Global Indirect Tax Management Articles

Change of a company's business model

Geographic footprint of a multinational

If the reason of a business model change is to optimize the company's effective tax rate (ETR), minimizing cash tax effects or cost reductions or realize efficiency overall, it is important that with regard to managing such change the indirect tax function is timely involved.

Will using a classic principal structure in the new entity help keep maximum profits in low tax jurisdictions?

Tax planning is benefited when the business model has as outcome that the profit drivers such as the 'value added functions' and 'risk', are assigned to a low-tax jurisdiction.

If so, one entity will own title to inventory throughout the various jurisdictions and the principal would require a VAT registration in each location where inventory is held. Indirect tax issues should be addressed upfront during the design phase for proper implementation and executing of indirect tax planning as any change has impact on current processes and controls and its effectiveness.

Manage the impact of business transactions

Business model change such as a centralized operating model result often in an increased number of transactions and indirect tax obligations across many jurisdictions. Operational changes have a tax consequence due to the change in transactional flows and the change in a company’s assets, functions and risks profile.

Operational disruptions

The change of a business model can create not only VAT risks, but as well commercial risks such as logistics problems - customs not allowing goods to clear in a country - in getting goods into a country and delays and hold off of shipments resulting in disruption of daily business to invoicing errors (invoices needing to be redone and cash collections delayed), from incorrect tax treatment on transactions to difficulties in VAT compliance that can result in payment and reporting errors and penalties.

A root cause of 'delays and hold off of shipments' was that the company forgot to register for VAT or procurement forgot to agree with supplier who was importing the goods.

It could therefore also impact the company's reputation as also customers, suppliers, external auditor, senior management, tax authorities and even shareholders could become stakeholders when it goes wrong.

Important is to ensure that the new operating model is not only implemented correctly from a corporate income tax perspective, but also ensures that business processes are indirect tax aligned realizing support of the business in the areas of compliance, finance & accounting, legal, IT systems and regulatory matters.
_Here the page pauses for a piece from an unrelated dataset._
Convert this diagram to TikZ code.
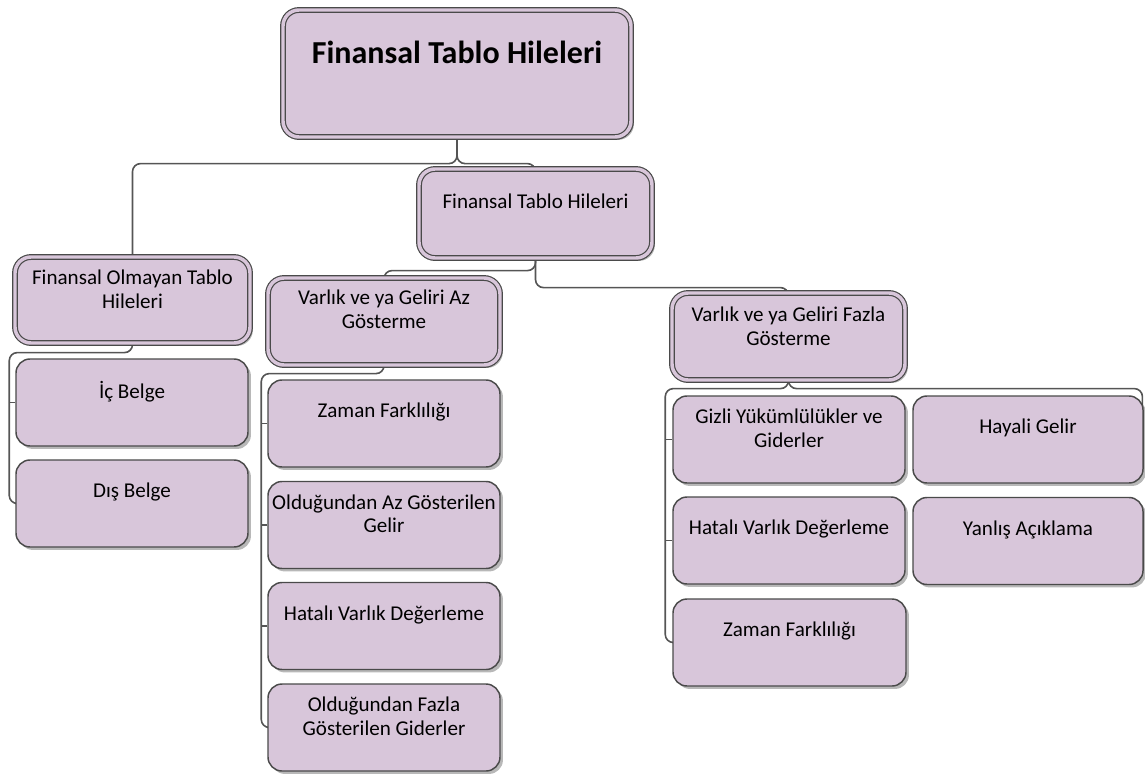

That means teaming with these work streams is a critical condition for success during design.

Adapt to change in time

It is recommeneded that the impact of such changes of the company's supply chain and/or location of its tax functions are determined in time. This could result in new set-up of ERP system and invoicing, new contracts, pricing procedures, processes and controls. Critical success factors are:

  • Senior management support for change: 'the tax model should be based on business case and not vice versa'
  • Existence of a solid and compelling integrated business case for the structure
  • Sound, structured and proven design and implementation process driven by rigorous Project Management
  • Complete understanding of the facts, objectives, transaction flows, business process and legal structure
  • Early focus on integration with IT systems and operations
  • Early buy-in to the “transformation” by management and those groups affected ('Change Management')
  • Allocation of adequate resources by the company to manage and implement the project

How to determine the impact of VAT prior to migration

Some questions that might help in the right direction:

  • Do we have sufficient insight into current VAT processes including all manual adjustments, workarounds and internal quality assurances processes?
  • Are the processes specific and well-documented and are they adequate to the new environment?
  • Do we understand the scope of personnel changes that may occur as we migrate?
  • Have we captured all the relevant knowledge from personnel who may decide to leave the organization?
  • Are we retaining access to and information about existing manual processes and procedures and offline solutions?
  • To what extent do current processes depend on local VAT expertise and technology? How much will be lost in the event of a change or transfer?
  • To what extent are different processes required from one jurisdiction to another?
  • Who has final responsibility for the VAT compliance process at present and who will own it upon transfer to the new model?
  • Where are the essential process controls being carried out?
  • How does the new model deal with local VAT risks in terms of internal communication and coordination?